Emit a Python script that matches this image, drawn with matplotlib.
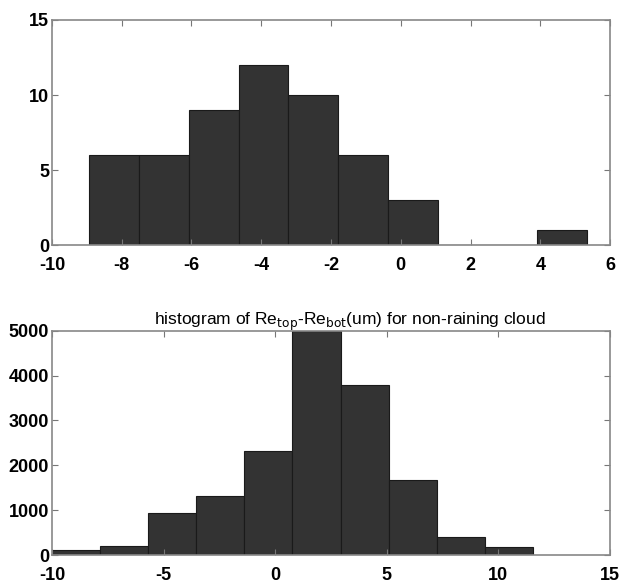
import matplotlib.pyplot as plt
import numpy as np

# histogram data (bin edges and counts)
top_edges = [-8.93, -7.50, -6.08, -4.65, -3.22, -1.80, -0.37, 1.06, 2.48, 3.91, 5.34]
top_counts = [6, 6, 9, 12, 10, 6, 3, 0, 0, 1]

bot_edges = [-10.03, -7.87, -5.70, -3.54, -1.39, 0.77, 2.93, 5.09, 7.24, 9.40, 11.56]
bot_counts = [110, 205, 930, 1310, 2310, 4990, 3790, 1670, 410, 175]

top_xticks = [-10, -8, -6, -4, -2, 0, 2, 4, 6]
top_yticks = [0, 5, 10, 15]
bot_xticks = [-10, -5, 0, 5, 10, 15]
bot_yticks = [0, 1000, 2000, 3000, 4000, 5000]

plt.rcParams['font.family'] = ['Liberation Sans', 'DejaVu Sans']
plt.rcParams['axes.unicode_minus'] = False

fig = plt.figure(figsize=(6.21, 5.88), dpi=100)
ax1 = fig.add_axes([0.0837, 0.5833, 0.8986, 0.3827])
ax2 = fig.add_axes([0.0837, 0.0561, 0.8986, 0.3815])


def draw(ax, edges, counts, xticks, yticks):
    edges = np.array(edges)
    ax.bar(edges[:-1], counts, width=np.diff(edges), align='edge',
           color='#333333', edgecolor='#1a1a1a', linewidth=0.8)
    ax.set_xlim(xticks[0], xticks[-1])
    ax.set_ylim(yticks[0], yticks[-1])
    ax.set_xticks(xticks)
    ax.set_yticks(yticks)
    ax.tick_params(direction='in', top=True, right=True, length=4.5,
                   color='#777777', labelsize=13)
    ax.tick_params(axis='x', pad=8.5)
    ax.tick_params(axis='y', pad=2)
    for lab in ax.get_xticklabels() + ax.get_yticklabels():
        lab.set_fontweight('bold')
    for s in ax.spines.values():
        s.set_color('#888888')
        s.set_linewidth(1.2)


draw(ax1, top_edges, top_counts, top_xticks, top_yticks)
draw(ax2, bot_edges, bot_counts, bot_xticks, bot_yticks)

ax2.set_title(r'histogram of Re$_{\mathrm{top}}$-Re$_{\mathrm{bot}}$(um) for non-raining cloud',
              fontsize=12.5, pad=4, x=0.534)

fig.savefig('out.png', dpi=100)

■ ■ ■ ■ ■

Print each line of the material above exactly, with the pictures removed from your copy.

Emit a Python script that matches this image, drawn with matplotlib.
import matplotlib.pyplot as plt
import numpy as np

# histogram data (bin edges and counts)
top_edges = [-8.93, -7.50, -6.08, -4.65, -3.22, -1.80, -0.37, 1.06, 2.48, 3.91, 5.34]
top_counts = [6, 6, 9, 12, 10, 6, 3, 0, 0, 1]

bot_edges = [-10.03, -7.87, -5.70, -3.54, -1.39, 0.77, 2.93, 5.09, 7.24, 9.40, 11.56]
bot_counts = [110, 205, 930, 1310, 2310, 4990, 3790, 1670, 410, 175]

top_xticks = [-10, -8, -6, -4, -2, 0, 2, 4, 6]
top_yticks = [0, 5, 10, 15]
bot_xticks = [-10, -5, 0, 5, 10, 15]
bot_yticks = [0, 1000, 2000, 3000, 4000, 5000]

plt.rcParams['font.family'] = ['Liberation Sans', 'DejaVu Sans']
plt.rcParams['axes.unicode_minus'] = False

fig = plt.figure(figsize=(6.21, 5.88), dpi=100)
ax1 = fig.add_axes([0.0837, 0.5833, 0.8986, 0.3827])
ax2 = fig.add_axes([0.0837, 0.0561, 0.8986, 0.3815])


def draw(ax, edges, counts, xticks, yticks):
    edges = np.array(edges)
    ax.bar(edges[:-1], counts, width=np.diff(edges), align='edge',
           color='#333333', edgecolor='#1a1a1a', linewidth=0.8)
    ax.set_xlim(xticks[0], xticks[-1])
    ax.set_ylim(yticks[0], yticks[-1])
    ax.set_xticks(xticks)
    ax.set_yticks(yticks)
    ax.tick_params(direction='in', top=True, right=True, length=4.5,
                   color='#777777', labelsize=13)
    ax.tick_params(axis='x', pad=8.5)
    ax.tick_params(axis='y', pad=2)
    for lab in ax.get_xticklabels() + ax.get_yticklabels():
        lab.set_fontweight('bold')
    for s in ax.spines.values():
        s.set_color('#888888')
        s.set_linewidth(1.2)


draw(ax1, top_edges, top_counts, top_xticks, top_yticks)
draw(ax2, bot_edges, bot_counts, bot_xticks, bot_yticks)

ax2.set_title(r'histogram of Re$_{\mathrm{top}}$-Re$_{\mathrm{bot}}$(um) for non-raining cloud',
              fontsize=12.5, pad=4, x=0.534)

fig.savefig('out.png', dpi=100)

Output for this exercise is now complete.